Önerilen sisteme doğrudan doğruya karşı çıkmak kadar, her ne pahasına olursa olsun taraftar olmak, bu önemli konunun ideolojik bir tartışma argümanına düşürülmesi algısına yol açabilir. Hâlbuki konu sıradan aktüel bir siyasi tartışma bahsi olamayacak kadar önemlidir.
Başkanlık sistemini de içeren anayasa değişikliklerinin ülkenin ve insanlarımızın muhtemelen gelecek 40 yılın etkileyecek bir değişiklik olması, konunun ne derecede önemli olduğunu açıkça ortaya koyuyor.

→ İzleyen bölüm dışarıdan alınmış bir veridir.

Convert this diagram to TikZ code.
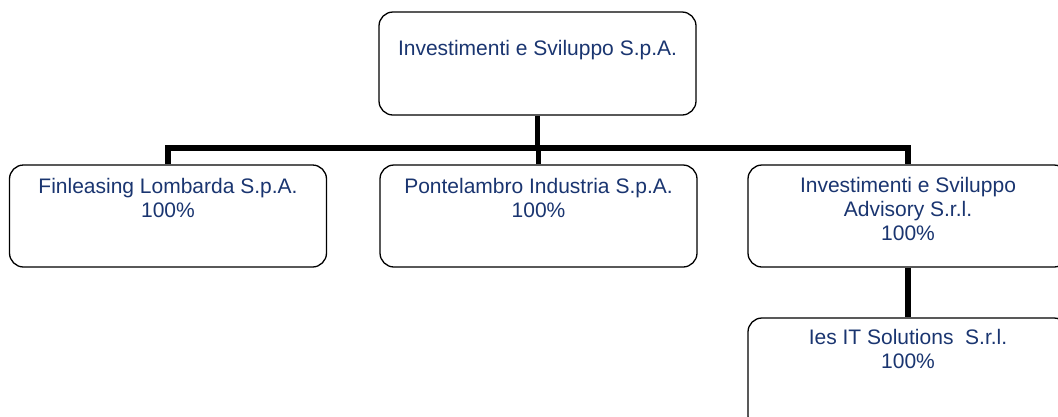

Geçtiğimiz 35 yıl içerisinde 1982 Anayasası 17 defa değiştirilmişti. Bu rekor sayıda büyüklü-küçüklü anayasa değişikliği aslında bize bazı ipuçlarını da sunuyor. Toplumun ve devletin ilerlemesinin önünü tıkayan, onu sınırları içerisinde ve dış dünyada hantal ve hareketsiz kılan çatı, gerçek ihtiyaçlara bakılarak geriden de olsa bazı değişikliklerle reforme edildi. Aslında bütün bu değişiklikler, yeni anayasanın izlemesi gereken rotayı da açıkça ortaya koyuyordu. Temel hak ve hürriyetler konusunda ortaya konulan anayasal rejimin yeterince açık ve fonksiyonel olmaması değişiklikleri zorunlu kılarken dünyayı geriden de olsa izlemeye çalışıyordu.
Bugün Türkiye, hukuk alanında eskiye nazaran daha fazla birikim ve tecrübeye sahip. Hukuk alanında toplum yararına, iyi niyetle her konuda katkı sunacak yetişmiş insanları hiç de az değil. Diğer yandan, dünya da toplumumuz da artık 1980’lerin mantalitesinde hareket etmiyor. İnsanlar neye evet veya hayır diyeceğini görmek ve tartışılan konularda ikna edilmek istiyorlar. Kamuoyunda fayda ve sakıncaları yeterince tartışılmamış, anlatılmamış ve ikna edilmemiş sonuçlara, insanların göstereceği tepkiyi kestirmek kolay değil.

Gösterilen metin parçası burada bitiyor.